The scene is of a B&B in the Chianti region, not far from where I myself have traveled a number of times. It's a special place to the betrothed because they met in Italy and stayed at Fagiolari during their travels through Tuscany together.

When I paint from photos, I prefer to work from my own references. I just have a much better feeling for the place if I, myself, have traveled and painted there, and my photos serve as a trigger to call forth those experiences. I also take several different viewpoints of a given scene, plus a number of details, so that I can have as much information as possible when I get to work. So it's always with a bit of reservation when I consider working from a client's photo, which is normally more of a one-off tourist snapshot.

But this commission was actually quite a joy for me. Not only was it great to be doing something in the painting realm again, but the photos provided were excellent.
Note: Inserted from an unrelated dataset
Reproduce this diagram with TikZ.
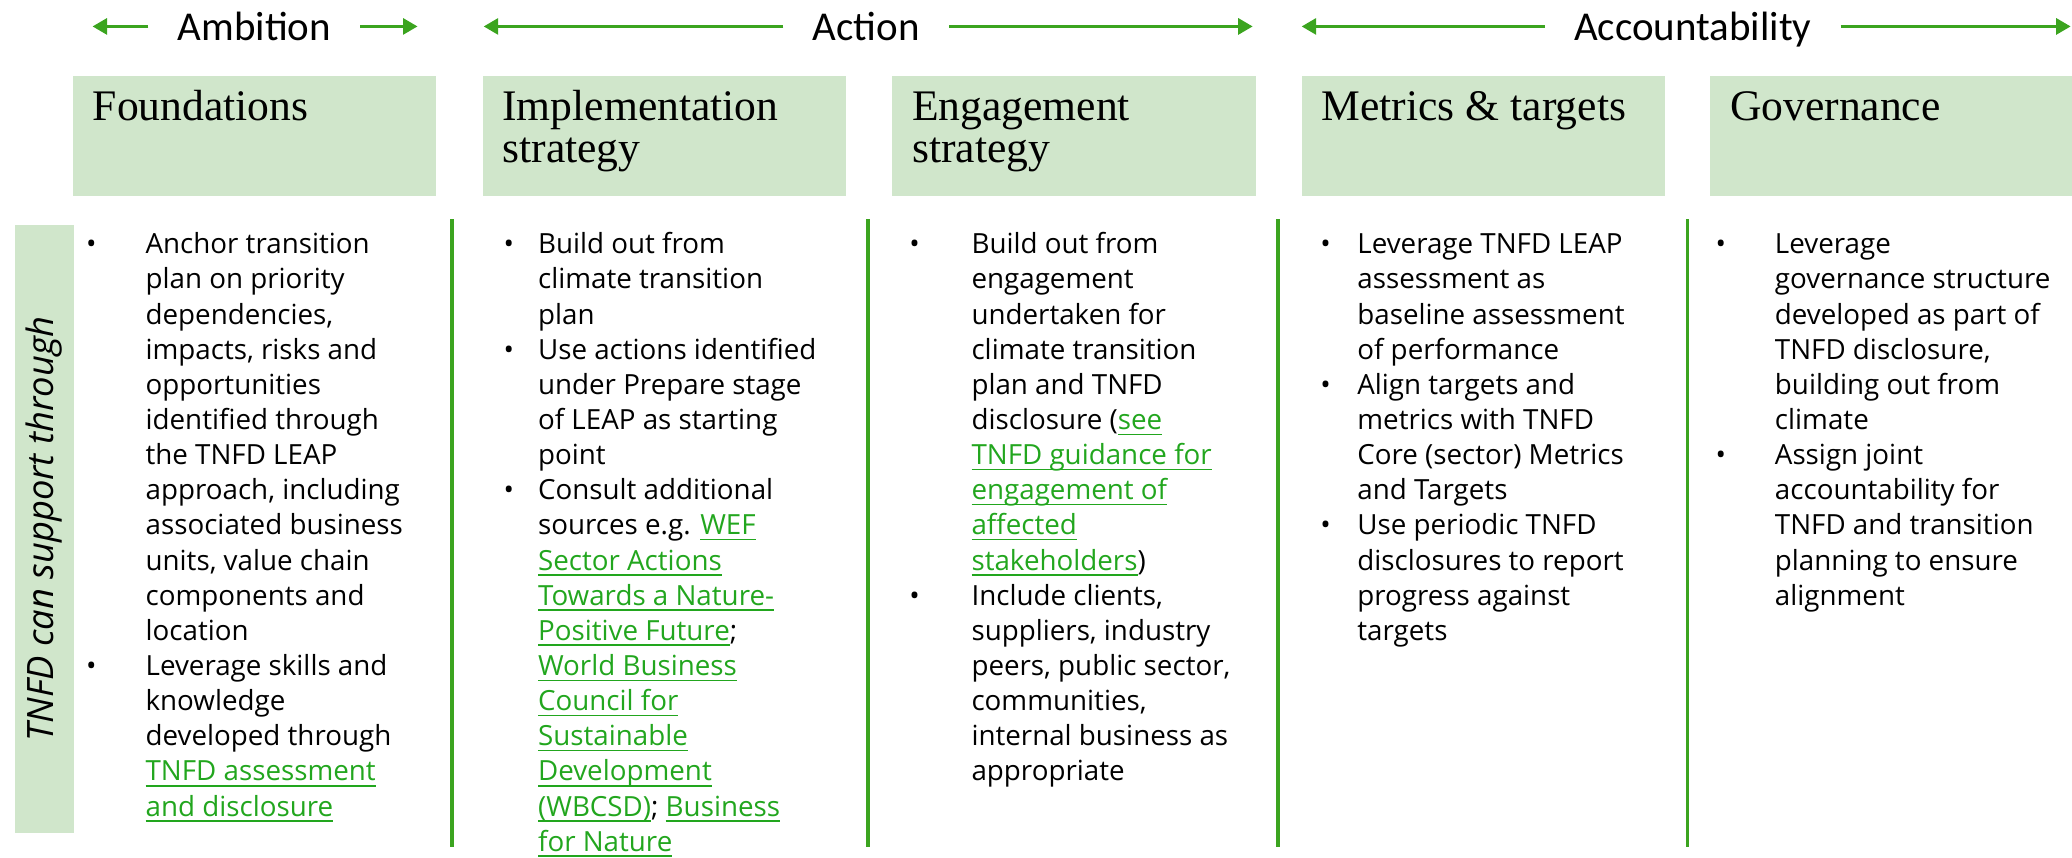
\documentclass[tikz,border=0pt]{standalone}
\usepackage{fontspec}
\setmainfont{Open Sans}
\newfontfamily\headfont{Liberation Serif}
\newfontfamily\topfont{Carlito}
\usetikzlibrary{arrows.meta}
\definecolor{linegreen}{HTML}{3BA41F}
\definecolor{linkgreen}{HTML}{22A61E}
\definecolor{headfill}{HTML}{D0E6CB}
\newsavebox\lnkbox
\newcommand{\lnk}[1]{\sbox\lnkbox{#1}{\color{linkgreen}\rlap{\rule[-4.2pt]{\wd\lnkbox}{1.1pt}}#1}}
\newcommand{\bulletcol}[2]{\begin{tabular}[t]{@{}p{#1}@{}l@{}}#2\end{tabular}}
\newcommand{\headlines}[1]{\begin{tabular}[t]{@{}l@{}}#1\end{tabular}}

\begin{document}
\begin{tikzpicture}[x=1pt,y=-1pt,
	toplabel/.style={font=\topfont\fontsize{31}{31}\selectfont,text height=22pt,text depth=0pt,inner xsep=22pt,inner ysep=0pt},
	toparrow/.style={draw=linegreen,line width=2.5pt,-{Triangle[length=11pt,width=12pt]}},
	headbox/.style={fill=headfill,anchor=north west,minimum width=275pt,minimum height=91pt,inner sep=0pt},
	headtext/.style={font=\headfont\fontsize{33}{32}\selectfont,anchor=base west,inner sep=0pt},
	bodytext/.style={font=\fontsize{21}{26.6}\selectfont,anchor=base west,inner sep=0pt},
	sidebox/.style={fill=headfill,anchor=north west,minimum width=45pt,minimum height=460pt,inner sep=0pt},
	sidetext/.style={font=\itshape\fontsize{27.5}{27.5}\selectfont,rotate=90,inner sep=0pt},
	sepline/.style={draw=linegreen,line width=3pt}]
	\useasboundingbox (0,0) rectangle (1568,649);
	
	\node[toplabel] (amb) at (192.5,20) {Ambition};
	\node[toplabel] (act) at (655.5,20) {Action};
	\node[toplabel] (acc) at (1281,20) {Accountability};
	\coordinate (ambL) at (70,20);
	\coordinate (ambR) at (316,20);
	\coordinate (actL) at (366,20);
	\coordinate (actR) at (948,20);
	\coordinate (accL) at (985,20);
	\coordinate (accR) at (1567,20);
	\draw[toparrow] (amb) -- (ambL);
	\draw[toparrow] (amb) -- (ambR);
	\draw[toparrow] (act) -- (actL);
	\draw[toparrow] (act) -- (actR);
	\draw[toparrow] (acc) -- (accL);
	\draw[toparrow] (acc) -- (accR);
	
	\node[headbox] (fnd) at (55,57) {};
	\node[headbox] (impl) at (365,57) {};
	\node[headbox] (eng) at (675,57) {};
	\node[headbox] (met) at (985,57) {};
	\node[headbox] (gov) at (1294,57) {};
	\path (fnd.north west) ++(15,34) node[headtext] (fndT) {\headlines{Foundations}};
	\path (impl.north west) ++(15,34) node[headtext] (implT) {\headlines{Implementation\\strategy}};
	\path (eng.north west) ++(15,34) node[headtext] (engT) {\headlines{Engagement\\strategy}};
	\path (met.north west) ++(15,34) node[headtext] (metT) {\headlines{Metrics \& targets}};
	\path (gov.north west) ++(15,34) node[headtext] (govT) {\headlines{Governance}};
	
	\node[sidebox] (side) at (11,170) {};
	\node[sidetext] (sideT) at (side.center) {TNFD can support through};
	
	\foreach \x in {342,657,967,1277}
		\draw[sepline] (\x,166) -- (\x,641);
	
	\node[bodytext] (fndB) at (65,192) {\bulletcol{45pt}{%
		\textbullet & Anchor transition\\
		& plan on priority\\
		& dependencies,\\
		& impacts, risks and\\
		& opportunities\\
		& identified through\\
		& the TNFD LEAP\\
		& approach, including\\
		& associated business\\
		& units, value chain\\
		& components and\\
		& location\\
		\textbullet & Leverage skills and\\
		& knowledge\\
		& developed through\\
		& \lnk{TNFD assessment}\\
		& \lnk{and disclosure}}};
	\node[bodytext] (implB) at (381,192) {\bulletcol{26pt}{%
		\textbullet & Build out from\\
		& climate transition\\
		& plan\\
		\textbullet & Use actions identified\\
		& under Prepare stage\\
		& of LEAP as starting\\
		& point\\
		\textbullet & Consult additional\\
		& sources e.g. \lnk{WEF}\\
		& \lnk{Sector Actions}\\
		& \lnk{Towards a Nature-}\\
		& \lnk{Positive Future};\\
		& \lnk{World Business}\\
		& \lnk{Council for}\\
		& \lnk{Sustainable}\\
		& \lnk{Development}\\
		& \lnk{(WBCSD)}; \lnk{Business}\\
		& \lnk{for Nature}}};
	\node[bodytext] (engB) at (688,192) {\bulletcol{47pt}{%
		\textbullet & Build out from\\
		& engagement\\
		& undertaken for\\
		& climate transition\\
		& plan and TNFD\\
		& disclosure (\lnk{see}\\
		& \lnk{TNFD guidance for}\\
		& \lnk{engagement of}\\
		& \lnk{affected}\\
		& \lnk{stakeholders})\\
		\textbullet & Include clients,\\
		& suppliers, industry\\
		& peers, public sector,\\
		& communities,\\
		& internal business as\\
		& appropriate}};
	\node[bodytext] (metB) at (999,192) {\bulletcol{28pt}{%
		\textbullet & Leverage TNFD LEAP\\
		& assessment as\\
		& baseline assessment\\
		& of performance\\
		\textbullet & Align targets and\\
		& metrics with TNFD\\
		& Core (sector) Metrics\\
		& and Targets\\
		\textbullet & Use periodic TNFD\\
		& disclosures to report\\
		& progress against\\
		& targets}};
	\node[bodytext] (govB) at (1298,192) {\bulletcol{45pt}{%
		\textbullet & Leverage\\
		& governance structure\\
		& developed as part of\\
		& TNFD disclosure,\\
		& building out from\\
		& climate\\
		\textbullet & Assign joint\\
		& accountability for\\
		& TNFD and transition\\
		& planning to ensure\\
		& alignment}};
\end{tikzpicture}
\end{document}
Having also traveled the area fairly extensively myself helped a good deal as well.  Plus I was given much leeway as to how I wanted to interpret them (the photos) and what I wanted to include, rather than being tied to making an exact, literal interpretation(a.k.a. an illustration) of a scene.
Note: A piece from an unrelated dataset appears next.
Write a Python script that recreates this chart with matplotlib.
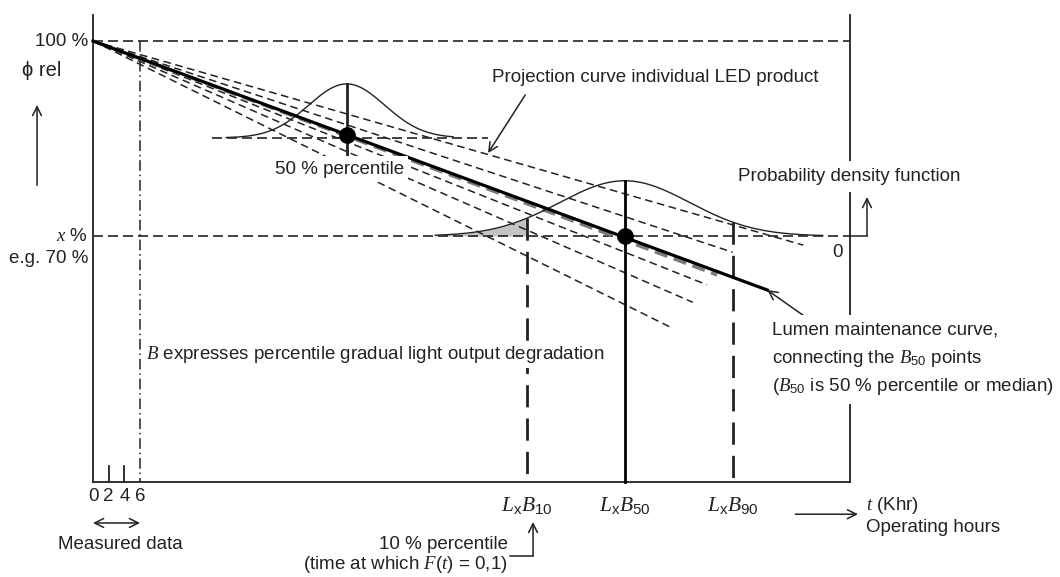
import numpy as np
import matplotlib
matplotlib.use("Agg")
import matplotlib.pyplot as plt

plt.rcParams['font.family'] = ['Liberation Sans', 'DejaVu Sans']
plt.rcParams['mathtext.fontset'] = 'custom'
plt.rcParams['mathtext.rm'] = 'Liberation Sans'
plt.rcParams['mathtext.it'] = 'Liberation Serif:italic'
plt.rcParams['mathtext.bf'] = 'Liberation Sans:bold'

# t in Khr, phi in % of initial luminous flux
measured_t = [0, 2, 4, 6]
measured_labels = ['0', '2', '4', '6']
x_pct = 70
t_b10, t_b50, t_b90 = 55.4, 67.9, 81.7
b_labels = [r'$L_{\mathrm{x}}B_{10}$', r'$L_{\mathrm{x}}B_{50}$', r'$L_{\mathrm{x}}B_{90}$']
t_end = 96.7
phi_bottom, phi_top = 32.15, 104.0

# lumen maintenance curve (median) and the B50 points
lumen_t = [0, 86.1]
lumen_phi = [100, 61.7]
b50_t = [32.4, 67.9]
b50_phi = [85.5, 70.0]

# projection curves of individual products (all start at 0 / 100 %)
proj_end_t = [90.7, 81.7, 78.4, 76.6, 73.7]
proj_end_phi = [68.6, 67.5, 62.5, 59.8, 56.0]
gray_end_t, gray_end_phi = 79.7, 64.0

# probability density functions
pdf1_mu, pdf1_sigma, pdf1_peak, pdf1_base = 32.4, 4.85, 8.3, 85.1
pdf1_t = (17.0, 46.0)
pdf1_base_t = (15.2, 50.4)
pdf2_mu, pdf2_sigma, pdf2_peak = 67.9, 8.3, 8.5
pdf2_t = (43.7, 93.2)

INK = '#222222'
DASH = (5, 3)
FS = 13.5


def bell(t, mu, sigma, peak):
    return peak * np.exp(-0.5 * ((t - mu) / sigma) ** 2)


def arrow(ax, start, end, style='->'):
    ax.annotate('', xy=end, xytext=start,
                arrowprops=dict(arrowstyle=style, color=INK, lw=1.1,
                                mutation_scale=16, shrinkA=0, shrinkB=0))


def main():
    fig = plt.figure(figsize=(10.6, 5.77), dpi=100)
    ax = fig.add_axes([0, 0, 1, 1])
    ax.set_xlim(-11.88, 123.5)
    ax.set_ylim(17.54, 106.31)
    ax.axis('off')

    # frame
    ax.plot([0, 0], [phi_bottom, phi_top], color=INK, lw=1.3)
    ax.plot([0, t_end], [phi_bottom, phi_bottom], color=INK, lw=1.3)
    ax.plot([t_end, t_end], [phi_bottom, phi_top], color=INK, lw=1.3)
    ax.plot([0, t_end], [100, 100], color=INK, lw=1.2, dashes=(6, 3))
    ax.plot([0, t_end], [x_pct, x_pct], color=INK, lw=1.2, dashes=(6, 3))

    # measured data ticks and end of measurement
    for t in measured_t[1:3]:
        ax.plot([t, t], [phi_bottom, phi_bottom + 2.5], color=INK, lw=1.3)
    ax.plot([measured_t[-1]] * 2, [100, phi_bottom], color=INK, lw=1.1,
            dashes=(7, 2.5, 1, 2.5))
    for t, lab in zip(measured_t, measured_labels):
        ax.text(t, 29.85, lab, ha='center', va='center', fontsize=FS, color=INK)
    arrow(ax, (measured_t[0], 25.85), (measured_t[-1], 25.85), '<->')
    ax.text(3.45, 22.5, 'Measured data', ha='center', va='center',
            fontsize=FS, color=INK)

    # projection curves
    for te, pe in zip(proj_end_t, proj_end_phi):
        ax.plot([0, te], [100, pe], color=INK, lw=1.1, dashes=DASH, zorder=2)
    ax.plot([0, gray_end_t], [100, gray_end_phi], color='#7a7a7a', lw=2.4,
            dashes=(4, 2), zorder=2)
    ax.plot(lumen_t, lumen_phi, color='black', lw=2.3, zorder=3)
    ax.plot(b50_t, b50_phi, 'o', color='black', ms=11, zorder=4)

    # pdf at first time
    tt = np.linspace(*pdf1_t, 200)
    ax.plot(pdf1_base_t, [pdf1_base] * 2, color=INK, lw=1.2, dashes=(6, 3))
    ax.plot(tt, pdf1_base + bell(tt, pdf1_mu, pdf1_sigma, pdf1_peak),
            color=INK, lw=1.0)
    ax.plot([pdf1_mu] * 2, [pdf1_base + pdf1_peak, 82.0], color=INK, lw=2.0)

    # pdf at x %
    tt = np.linspace(*pdf2_t, 300)
    ax.plot(tt, x_pct + bell(tt, pdf2_mu, pdf2_sigma, pdf2_peak),
            color=INK, lw=1.0)
    ts = np.linspace(pdf2_t[0], t_b10, 100)
    ax.fill_between(ts, x_pct, x_pct + bell(ts, pdf2_mu, pdf2_sigma, pdf2_peak),
                    color='#c4c4c4', lw=0, zorder=1)
    ax.plot([t_b50] * 2, [x_pct + pdf2_peak, phi_bottom], color='black', lw=2.0)
    for tb in (t_b10, t_b90):
        ax.plot([tb] * 2, [x_pct + bell(tb, pdf2_mu, pdf2_sigma, pdf2_peak),
                           phi_bottom], color=INK, lw=2.0, dashes=(8, 4))
    for tb, lab in zip((t_b10, t_b50, t_b90), b_labels):
        ax.text(tb, 28.6, lab, ha='center', va='center', fontsize=15.5, color=INK)

    # pdf axis arrow
    ax.plot([t_end, 98.85], [x_pct, x_pct], color=INK, lw=1.1)
    arrow(ax, (98.85, x_pct), (98.85, 76.0))
    ax.text(95.1, 67.5, '0', ha='center', va='center', fontsize=FS, color=INK)

    box = dict(facecolor='white', edgecolor='none', pad=2)

    # y axis labels
    ax.text(-0.64, 100, '100 %', ha='right', va='center', fontsize=FS, color=INK)
    ax.text(-9.1, 95.5, 'ϕ rel', ha='left', va='center', fontsize=14.5, color=INK)
    arrow(ax, (-7.15, 77.8), (-7.15, 90.15))
    ax.text(-0.64, 70.0, r'$x$ %', ha='right', va='center', fontsize=FS, color=INK)
    ax.text(-0.64, 66.6, 'e.g. 70 %', ha='right', va='center', fontsize=FS, color=INK)

    # annotations
    ax.text(50.96, 94.46, 'Projection curve individual LED product',
            ha='left', va='center', fontsize=FS, color=INK)
    arrow(ax, (55.2, 91.7), (50.45, 82.77))
    ax.text(23.2, 80.3, '50 % percentile', ha='left', va='center',
            fontsize=FS, color=INK,
            bbox=dict(facecolor='white', edgecolor='none', pad=3), zorder=5)
    ax.text(82.4, 79.1, 'Probability density function', ha='left', va='center',
            fontsize=FS, color=INK,
            bbox=dict(facecolor='white', edgecolor='none', pad=5), zorder=5)
    ax.text(6.8, 51.8, r'$B$ expresses percentile gradual light output degradation',
            ha='left', va='center', fontsize=FS, color=INK, bbox=box, zorder=5)

    lumen_lines = ['Lumen maintenance curve,',
                   r'connecting the $B_{50}$ points',
                   r'($B_{50}$ is 50 % percentile or median)']
    for phi, s in zip([55.5, 51.2, 46.8], lumen_lines):
        ax.text(86.7, phi, s, ha='left', va='center', fontsize=FS, color=INK,
                bbox=dict(facecolor='white', edgecolor='none', pad=5), zorder=5)
    arrow(ax, (90.7, 57.8), (86.1, 61.7))

    # bottom right
    ax.text(53.0, 22.5, '10 % percentile', ha='right', va='center',
            fontsize=FS, color=INK)
    ax.text(53.0, 19.4, r'(time at which $F(t)$ = 0,1)', ha='right', va='center',
            fontsize=FS, color=INK)
    ax.plot([53.3, 56.2], [20.77, 20.77], color=INK, lw=1.1)
    arrow(ax, (56.2, 20.77), (56.2, 26.0))

    arrow(ax, (89.7, 27.2), (97.7, 27.2))
    ax.text(98.7, 28.6, r'$t$ (Khr)', ha='left', va='center', fontsize=FS, color=INK)
    ax.text(98.7, 25.2, 'Operating hours', ha='left', va='center',
            fontsize=FS, color=INK)

    fig.savefig('out.png', dpi=100, facecolor='white')


if __name__ == "__main__":
    main()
What was most important to the client was that I capture the "flavor" of the place (hence the painting's title). Luckily, the client was delighted with the finished piece, and I had a good time getting my hands back in some art-making to boot. I tend to feel somewhat more intimidated by watercolors (as opposed to oils) but given its manageable size and the properties of the medium, I was able to stop and start more easily than I can with oils. It's not without reason to think that maybe I can even attempt a few more before "D-day" (or make that B-day) but we'll see. The one thing I can say about my life this past year is that it is anything but predictable!